Andrew Liddle, Guest Writer
Albums: Anne Lenner With Carroll Gibbons
Anne Lenner with Carroll Gibbons & The Savoy Orpheans: Her 26 Finest
The Retrospective label is the gift that keeps on giving for those of a nostalgic disposition who enjoy sweet music. The first release of 2023 – the first of many, it’s to be hoped – features Anne Lenner on the bandstand with Carroll Gibbons & The Savoy Orpheans.

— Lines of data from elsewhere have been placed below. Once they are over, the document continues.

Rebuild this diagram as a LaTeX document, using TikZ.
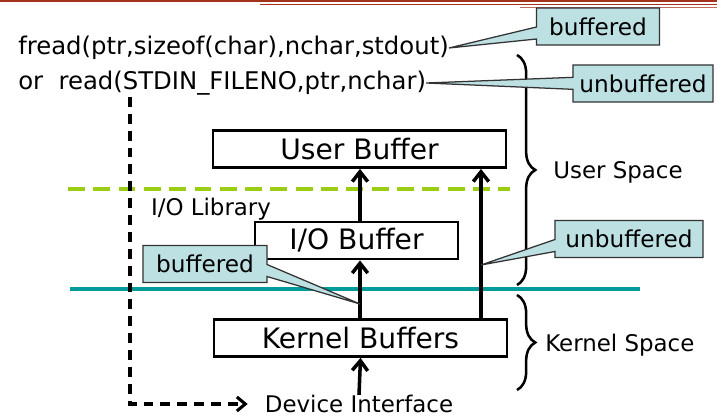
\documentclass[tikz,border=0pt]{standalone}
\usepackage{fontspec}
\setmainfont{DejaVu Sans}
\usetikzlibrary{arrows.meta,shapes.callouts,decorations.pathreplacing}
\definecolor{notefill}{HTML}{BDE0E3}
\definecolor{kernline}{HTML}{009C9C}
\definecolor{libline}{HTML}{9ACD14}
\definecolor{slidered}{HTML}{A3321C}

\begin{document}
\begin{tikzpicture}[x=0.025cm, y=-0.025cm,
  buf/.style={draw, line width=2pt, minimum height=0.925cm, inner sep=0pt,
    font=\fontsize{20}{23}\selectfont},
  code/.style={inner sep=0pt, anchor=west, font=\fontsize{17.3}{20}\selectfont},
  lbl/.style={inner sep=0pt, font=\fontsize{16.3}{19}\selectfont},
  note/.style={rectangle callout, draw=black!80, fill=notefill, line width=0.9pt,
    callout pointer width=0.3cm, minimum height=0.925cm, inner sep=0pt,
    font=\fontsize{16.5}{19}\selectfont},
  flow/.style={-{Straight Barb[length=7pt,width=11pt]}, line width=2.5pt},
  span/.style={decorate, decoration={brace, amplitude=13pt}, line width=1.8pt}]
  \path[use as bounding box] (0,0) rectangle (717,418);

  % Slide rules at the top
  \draw[slidered, line width=1.2pt] (0,1) -- (717,1);
  \draw[slidered, line width=0.9pt] (260,4.5) -- (717,4.5);
  \draw[slidered!70, line width=0.6pt] (520,7.5) -- (717,7.5);

  % Calls
  \node[code] (fread) at (18,48) {fread(ptr,sizeof(char),nchar,stdout)};
  \node[code] (rdcall) at (18,83) {or\ \ read(STDIN\_FILENO,ptr,nchar)};

  % Layer lines
  \draw[libline, line width=2.8pt, dash pattern=on 12pt off 6pt] (68,189) -- (510,189);
  \draw[kernline, line width=3.4pt] (70,289) -- (640,289);

  % Buffers
  \node[buf, minimum width=7.325cm] (userbuf) at (359.5,149) {User Buffer};
  \node[buf, minimum width=5.075cm] (iobuf) at (356.5,240.5) {I/O Buffer};
  \node[buf, minimum width=7.325cm] (kernbuf) at (360.5,338) {Kernel Buffers};
  \node[lbl] (iolib) at (211,209) {I/O Library};
  \node[lbl] (devif) at (359,404) {Device Interface};

  % Data paths
  \coordinate (kbtap) at (360,304);
  \coordinate (rtap) at (481,265);
  \coordinate (dstart) at (130,97);
  \draw[flow] (devif.north) -- (kernbuf.south);
  \draw[flow] (kernbuf.north -| kbtap) -- (iobuf.south -| kbtap);
  \draw[flow] (iobuf.north -| kbtap) -- (userbuf.south -| kbtap);
  \draw[flow] (kernbuf.north -| rtap) -- (userbuf.south -| rtap);
  \draw[-{Straight Barb[length=6pt,width=10pt]}, line width=2.2pt, dash pattern=on 7pt off 5pt,
    shorten >=12pt] (dstart) |- (devif.west);

  % Spaces
  \draw[span] (517,55) -- (517,285);
  \draw[span] (517,295) -- (517,390);
  \node[lbl, anchor=west] (userspace) at (553,172) {User Space};
  \node[lbl, anchor=west] (kernspace) at (545,345) {Kernel Space};

  % Notes
  \node[note, minimum width=3.075cm, callout absolute pointer={(fread.east)}]
    (bufnote) at (598,26.5) {buffered};
  \node[note, minimum width=3.5cm, callout absolute pointer={(rdcall.east)}]
    (rawnote) at (643,83.5) {unbuffered};
  \node[note, minimum width=3.1cm, callout absolute pointer={(kbtap)}]
    (libnote) at (205,264) {buffered};
  \node[note, minimum width=3.7cm, callout absolute pointer={(rtap)}]
    (kernnote) at (629,239) {unbuffered};
\end{tikzpicture}
\end{document}
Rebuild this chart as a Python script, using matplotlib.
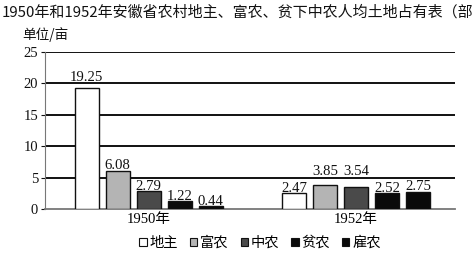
import matplotlib
matplotlib.use("Agg")
import matplotlib.pyplot as plt
from matplotlib.patches import Patch
import numpy as np

years = ["1950年", "1952年"]
classes = ["地主", "富农", "中农", "贫农", "雇农"]
v1950 = [19.25, 6.08, 2.79, 1.22, 0.44]
v1952 = [2.47, 3.85, 3.54, 2.52, 2.75]
colors = ["#ffffff", "#b4b4b4", "#4a4a4a", "#0a0a0a", "#0a0a0a"]
yticks = [0, 5, 10, 15, 20, 25]

CJK = ["Noto Sans CJK SC", "DejaVu Sans"]
SERIF = ["Liberation Serif", "Noto Sans CJK SC"]

fig = plt.figure(figsize=(4.72, 2.56), dpi=100)
W, H = 472, 256
ax = fig.add_axes([45 / W, (H - 209) / H, 410 / W, 157 / H])

group_x = np.array([0.0, 6.7])
offsets = np.arange(5) - 2
width = 0.78
data = [v1950, v1952]


def label_base(v):
    base = v + 0.25
    for t in yticks[1:]:
        if base - 0.2 < t < base + 1.75:
            base = t + 0.4
    return base


for g, vals in enumerate(data):
    for i, v in enumerate(vals):
        x = group_x[g] + offsets[i]
        ax.bar(x, v, width=width, color=colors[i], edgecolor="#111111",
               linewidth=1.0, zorder=3)
        ax.text(x, label_base(v), f"{v:.2f}", ha="center", va="baseline",
                fontsize=10.6, family=SERIF, color="#111111", zorder=4)

ax.set_xlim(-3.35, 6.7 + 2 + 1.19)
ax.set_ylim(0, 25)
ax.set_yticks(yticks)
ax.set_yticklabels([str(t) for t in yticks], family=SERIF, fontsize=10.5)
ax.set_xticks(group_x)
ax.set_xticklabels(years, family=SERIF, fontsize=10.5)
ax.tick_params(axis="x", length=0, pad=3)
ax.tick_params(axis="y", length=3, width=0.8, pad=2, colors="#111111")
for t in yticks[1:]:
    ax.axhline(t, color="#111111", linewidth=1.4, zorder=1)
for s in ["top", "right"]:
    ax.spines[s].set_visible(False)
ax.spines["left"].set_color("#777777")
ax.spines["bottom"].set_color("#777777")
ax.spines["bottom"].set_linewidth(1.3)

fig.text(2 / W, 1 - 12 / H, "1950年和1952年安徽省农村地主、富农、贫下中农人均土地占有表（部分）",
         fontsize=10.8, family=CJK, va="center", ha="left", color="#111111")
fig.text(22 / W, 1 - 35 / H, "单位/亩", fontsize=9.8, family=CJK, va="center",
         ha="left", color="#111111")

handles = [Patch(facecolor=c, edgecolor="#111111", linewidth=0.8) for c in colors]
fig.legend(handles, classes, loc="center", bbox_to_anchor=(260 / W, 1 - 243 / H),
           ncol=5, frameon=False, prop={"family": CJK, "size": 10.3},
           handlelength=0.5, handleheight=0.5, handletextpad=0.2,
           columnspacing=0.85, borderpad=0)

fig.savefig("out.png", dpi=100)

Artists include: Anne Lenner, Brian Lawrance, George Melachrino, Eric Whitley, Carroll Gibbons & His Boy Friends, Carroll Gibbons & The Savoy Orpheans
To British Dance Band aficionados this is the real stuff, certain to have had dear old Alan Dell purring, latterly for the benefit of the generation just old enough to have caught the warm afterglow of pre-War popular music. His Sunday night radio programme, The Dance Band Days, which ran from 1969 to his death in 1995, was for a time almost the only opportunity to hear such music still broadcast.
And the radio was and always had been - you might say - it’s natural medium for the popular audience, those not able to toddle into the ballrooms of London’s swish hotels and restaurants, not least the Savoy or Grosvenor. It’s essentially music to dance to, and in 1938 before War broke out 2 million people ‘went dancing’ every week, according to well-founded research, in the nation’s 20,000 dance halls.
Anne’s association with the smoothly-sophisticated but very busy bandleader Carroll Gibbons began in the early ’Thirties at the Savoy Hotel, where he directed two orchestras. Carroll Gibbons and the Boy Friends accompanied polite afternoon tea in the foyer, while the Savoy Orpheans played dance music with the stirrings of swing in the evening. Gibbons, a pianistic child prodigy, classically trained, came to England in 1924 from his native America, bringing with him a certain panache and savoir-faire in Jazz and Swing terms.
Lenner was the bright, clear-voiced resident singer with his band for seven years and this fine CD showcases some of the best and most charming of the 150 or more wonderful recordings they made together. Most of them are covers of timeless American standards, from the pens of such as Jerome Kern, Irving Berlin, Jimmy Van Heusen and, not least, Cole Porter. Though most are strongly associated with a particular American swing band, these versions suffer little by comparison.
At the time American vocalists were becoming very much the star of the band: the English, however, were often credited as merely suppliers of the ‘vocal refrain’. One of the chief differences is that Anne has less actual time at the microphone compared with her counterparts on the other side of the pond. Carroll’s strictly-syncopated extended piano solos often occupy more time and he was undoubtedly the star of his own band.
In her day, Anne Lenner had everything required for stardom and celebrity, the right looks and right sound, even down to the cut-glass Mayfair accent. Thanks to the Retrospective Label she once again reaches a large audience.